Al noteert hij zelf dat zulke stadsvisa zeker aan een aantal voorwaarden onderworpen zouden moeten zijn om ze zowel aanvaardbaar als functioneel te maken: geen inkomensafhankelijke betalingen van de federale overheid, geen misdrijven door de migrant, niet verdwijnen naar niet-deelnemende steden… Dat klinkt als het recept voor een zeer selectieve migratie, die nu ook al door veel nationale overheden nagestreefd wordt, maar niet als een manier om de bootvluchtelingen op de Middellandse Zee een formele plaats in de stad te geven.
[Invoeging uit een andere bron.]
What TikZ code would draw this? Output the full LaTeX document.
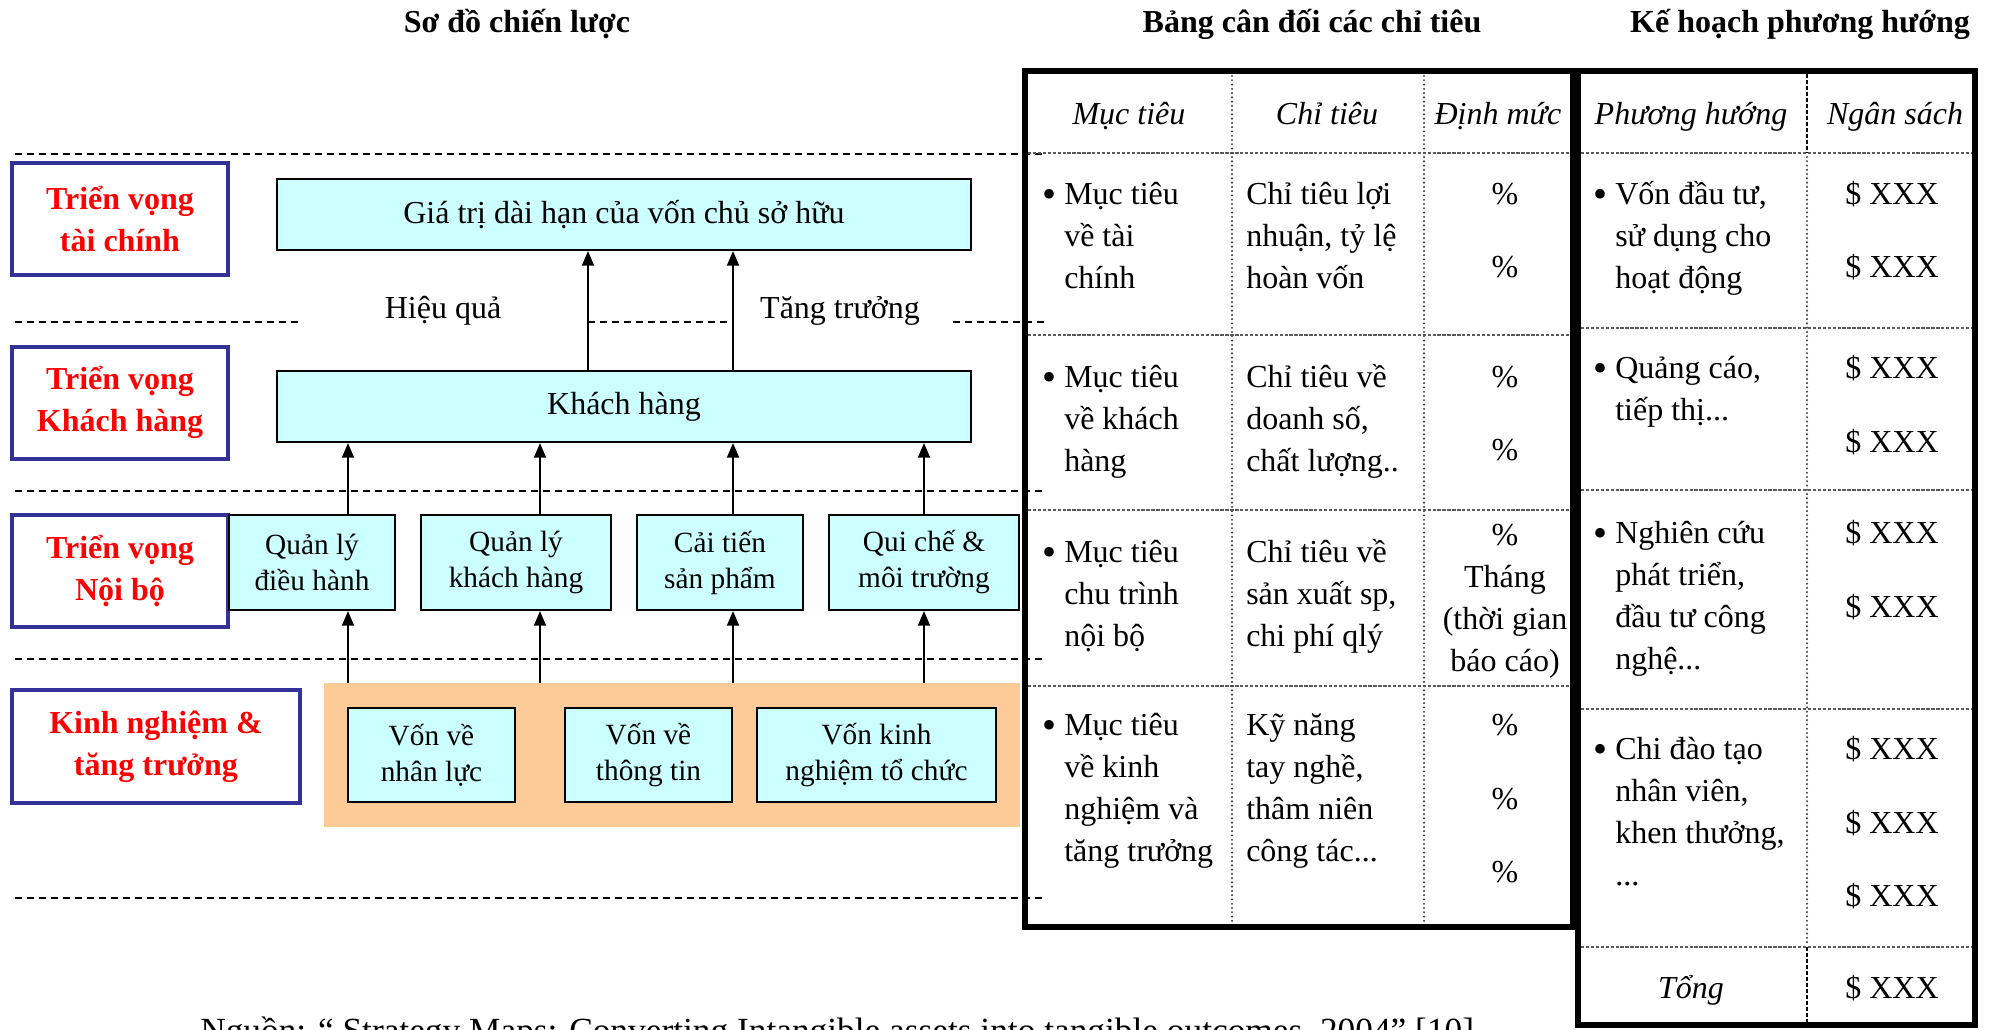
\documentclass[tikz,border=0pt]{standalone}
\usepackage{fontspec}
\setmainfont{Liberation Serif}
\usetikzlibrary{arrows.meta}

\definecolor{cyanfill}{RGB}{204,255,255}
\definecolor{orangefill}{RGB}{253,203,152}
\definecolor{pblue}{RGB}{51,51,153}
\definecolor{sepgray}{RGB}{90,90,90}

\newcommand\tbfont{\fontsize{24}{31.5}\selectfont}
\newcommand\bxfont{\fontsize{22}{27}\selectfont}
\newcommand\lbfont{\fontsize{24}{31.5}\selectfont\bfseries}

\begin{document}
\begin{tikzpicture}[x=0.75pt, y=-0.75pt,
  title/.style={font=\lbfont, anchor=base, inner sep=0},
  persp/.style={draw=pblue, line width=3pt, fill=white, text=red, font=\lbfont, align=center, inner sep=0},
  cbox/.style={draw=black, line width=1.5pt, fill=cyanfill, align=center, inner sep=0},
  % multi-line cells are anchored on the baseline of their last line
  cell/.style={font=\tbfont, inner sep=0, anchor=base west, align=left},
  ccell/.style={font=\tbfont, inner sep=0, anchor=base, align=center},
  hcell/.style={font=\tbfont\itshape, inner sep=0, anchor=base},
  bul/.style={font=\fontsize{30}{30}\selectfont, inner sep=0, anchor=base},
  level/.style={dash pattern=on 5.5pt off 3.5pt, line width=1.3pt},
  arr/.style={line width=1.3pt, -{Triangle[length=11pt,width=9pt]}},
  frame/.style={line width=4.5pt},
  rowsep/.style={sepgray, line width=1pt, dash pattern=on 2.5pt off 1.2pt},
  colsep/.style={gray!60!black, line width=1.8pt, line cap=round, dash pattern=on 0pt off 3.2pt},
  hcolsep/.style={line width=1.2pt, dash pattern=on 3pt off 1.5pt},
]
\useasboundingbox (0,0) rectangle (1991,1029);

% ---------- headings ----------
\node[title] (t1) at (517,32) {Sơ đồ chiến lược};
\node[title] (t2) at (1312,32) {Bảng cân đối các chỉ tiêu};
\node[title] (t3) at (1800,32) {Kế hoạch phương hướng};

% ---------- level dividers ----------
\draw[level] (15,154) -- (1045,154);
\draw[level] (15,322) -- (299,322);
\draw[level] (588,322) -- (733,322);
\draw[level] (953,322) -- (1045,322);
\draw[level] (15,491) -- (1045,491);
\draw[level] (15,659) -- (1045,659);
\draw[level] (15,898) -- (1045,898);

% ---------- perspectives ----------
\node[persp, minimum width=162pt, minimum height=84pt] (pf) at (120,219) {Triển vọng\\tài chính};
\node[persp, minimum width=162pt, minimum height=84pt] (pc) at (120,402.5) {Triển vọng\\Khách hàng};
\node[persp, minimum width=162pt, minimum height=84pt] (pi) at (120,570.5) {Triển vọng\\Nội bộ};
\node[persp, minimum width=216pt, minimum height=85pt] (pl) at (156,746.5) {Kinh nghiệm \&\\tăng trưởng};

% ---------- strategy map ----------
\node[cbox, font=\tbfont, minimum width=520.5pt, minimum height=53.25pt] (gt) at (624,214.5) {Giá trị dài hạn của vốn chủ sở hữu};
\node[cbox, font=\tbfont, minimum width=520.5pt, minimum height=53.25pt] (kh) at (624,406.5) {Khách hàng};

\node[cbox, font=\bxfont, minimum width=124.5pt, minimum height=71.25pt] (ql1) at (312,562.5) {Quản lý\\điều hành};
\node[cbox, font=\bxfont, minimum width=142.5pt, minimum height=71.25pt] (ql2) at (516,562.5) {Quản lý\\khách hàng};
\node[cbox, font=\bxfont, minimum width=124.5pt, minimum height=71.25pt] (ct) at (720,562.5) {Cải tiến\\sản phẩm};
\node[cbox, font=\bxfont, minimum width=142.5pt, minimum height=71.25pt] (qc) at (924,562.5) {Qui chế \&\\môi trường};

\node[fill=orangefill, minimum width=522pt, minimum height=108pt, inner sep=0] (org) at (672,755) {};
\node[cbox, font=\bxfont, minimum width=125.25pt, minimum height=70.5pt] (vn) at (431.5,755) {Vốn về\\nhân lực};
\node[cbox, font=\bxfont, minimum width=125.25pt, minimum height=70.5pt] (vt) at (648.5,755) {Vốn về\\thông tin};
\node[cbox, font=\bxfont, minimum width=179.25pt, minimum height=70.5pt] (vk) at (876.5,755) {Vốn kinh\\nghiệm tổ chức};

\node[font=\tbfont, anchor=base, inner sep=0] (hq) at (443,318) {Hiệu quả};
\node[font=\tbfont, anchor=base, inner sep=0] (tt) at (840,318) {Tăng trưởng};

% arrow columns
\coordinate (ay1) at (588,0);
\coordinate (ay2) at (733,0);
\coordinate (ax1) at (348,0);
\coordinate (ax2) at (540,0);
\coordinate (ax3) at (733,0);
\coordinate (ax4) at (924,0);

\draw[arr] (kh.north -| ay1) -- (gt.south -| ay1);
\draw[arr] (kh.north -| ay2) -- (gt.south -| ay2);

\draw[arr] (ql1.north -| ax1) -- (kh.south -| ax1);
\draw[arr] (ql2.north -| ax2) -- (kh.south -| ax2);
\draw[arr] (ct.north -| ax3) -- (kh.south -| ax3);
\draw[arr] (qc.north -| ax4) -- (kh.south -| ax4);

\draw[arr] (org.north -| ax1) -- (ql1.south -| ax1);
\draw[arr] (org.north -| ax2) -- (ql2.south -| ax2);
\draw[arr] (org.north -| ax3) -- (ct.south -| ax3);
\draw[arr] (org.north -| ax4) -- (qc.south -| ax4);

% ---------- balanced scorecard table ----------
\draw[rowsep] (1028,153) -- (1570,153);
\draw[rowsep] (1028,335) -- (1570,335);
\draw[rowsep] (1028,510) -- (1570,510);
\draw[rowsep] (1028,686) -- (1570,686);
\draw[colsep] (1232,76) -- (1232,923);
\draw[colsep] (1424,76) -- (1424,923);
\draw[frame] (1025,71) rectangle (1573,927);

\node[hcell] (h1) at (1129,124) {Mục tiêu};
\node[hcell] (h2) at (1327,124) {Chỉ tiêu};
\node[hcell] (h3) at (1498,124) {Định mức};

\node[bul] (b1) at (1049,207) {\textbullet};
\node[cell] (m1) at (1064,288) {Mục tiêu\\về tài\\chính};
\node[cell] (c1) at (1246,288) {Chỉ tiêu lợi\\nhuận, tỷ lệ\\hoàn vốn};
\node[ccell] (p1a) at (1505,204) {\%};
\node[ccell] (p1b) at (1505,277) {\%};

\node[bul] (b2) at (1049,390) {\textbullet};
\node[cell] (m2) at (1064,471) {Mục tiêu\\về khách\\hàng};
\node[cell] (c2) at (1246,471) {Chỉ tiêu về\\doanh số,\\chất lượng..};
\node[ccell] (p2a) at (1505,387) {\%};
\node[ccell] (p2b) at (1505,460) {\%};

\node[bul] (b3) at (1049,565) {\textbullet};
\node[cell] (m3) at (1064,646) {Mục tiêu\\chu trình\\nội bộ};
\node[cell] (c3) at (1246,646) {Chỉ tiêu về\\sản xuất sp,\\chi phí qlý};
\node[ccell] (p3) at (1505,671) {\%\\Tháng\\(thời gian\\báo cáo)};

\node[bul] (b4) at (1049,738) {\textbullet};
\node[cell] (m4) at (1064,861) {Mục tiêu\\về kinh\\nghiệm và\\tăng trưởng};
\node[cell] (c4) at (1246,861) {Kỹ năng\\tay nghề,\\thâm niên\\công tác...};
\node[ccell] (p4a) at (1505,735) {\%};
\node[ccell] (p4b) at (1505,809) {\%};
\node[ccell] (p4c) at (1505,882) {\%};

% ---------- direction plan table ----------
\draw[rowsep] (1581,153) -- (1972,153);
\draw[rowsep] (1581,328) -- (1972,328);
\draw[rowsep] (1581,490) -- (1972,490);
\draw[rowsep] (1581,709) -- (1972,709);
\draw[rowsep] (1581,947) -- (1972,947);
\draw[hcolsep] (1807,74) -- (1807,153);
\draw[colsep] (1807,157) -- (1807,944);
\draw[hcolsep] (1807,947) -- (1807,1022);
\draw[frame] (1578,71) rectangle (1975,1025);

\node[hcell] (h4) at (1691,124) {Phương hướng};
\node[hcell] (h5) at (1895,124) {Ngân sách};

\node[bul] (d1) at (1600,207) {\textbullet};
\node[cell] (k1) at (1615,288) {Vốn đầu tư,\\sử dụng cho\\hoạt động};
\node[ccell] (s1a) at (1892,204) {\$ XXX};
\node[ccell] (s1b) at (1892,277) {\$ XXX};

\node[bul] (d2) at (1600,381) {\textbullet};
\node[cell] (k2) at (1615,420) {Quảng cáo,\\tiếp thị...};
\node[ccell] (s2a) at (1892,378) {\$ XXX};
\node[ccell] (s2b) at (1892,452) {\$ XXX};

\node[bul] (d3) at (1600,546) {\textbullet};
\node[cell] (k3) at (1615,669) {Nghiên cứu\\phát triển,\\đầu tư công\\nghệ...};
\node[ccell] (s3a) at (1892,543) {\$ XXX};
\node[ccell] (s3b) at (1892,617) {\$ XXX};

\node[bul] (d4) at (1600,762) {\textbullet};
\node[cell] (k4) at (1615,885) {Chi đào tạo\\nhân viên,\\khen thưởng,\\...};
\node[ccell] (s4a) at (1892,759) {\$ XXX};
\node[ccell] (s4b) at (1892,833) {\$ XXX};
\node[ccell] (s4c) at (1892,906) {\$ XXX};

\node[hcell] (tot) at (1691,998) {Tổng};
\node[ccell] (s5) at (1892,998) {\$ XXX};

% ---------- source line ----------
\node[font=\fontsize{26.5}{30}\selectfont, anchor=base west, inner sep=0] (src) at (200,1042) {Nguồn: “ Strategy Maps: Converting Intangible assets into tangible outcomes, 2004” [10]};
\end{tikzpicture}
\end{document}
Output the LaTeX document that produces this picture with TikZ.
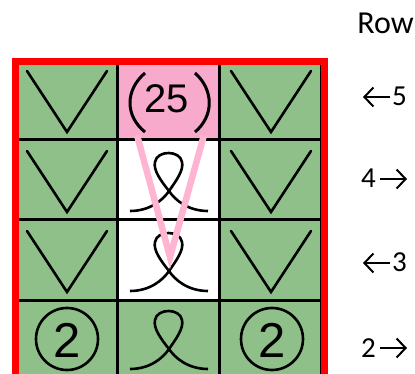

Maar Barber laat zich niet tegenhouden door vraagtekens bij toevallige of concrete voorbeelden. Hij wil lokale besturen meer mondiale macht geven door hen samen te brengen in een wereldwijd “parlement van burgemeesters”. En hij wil dat lokale bestuur democratiseren door meer stem te geven aan burgers en sociale bewegingen, al moeten die laatste dan dringend beginnen met zelf meer democratische legitimiteit te verwerven, vindt hij.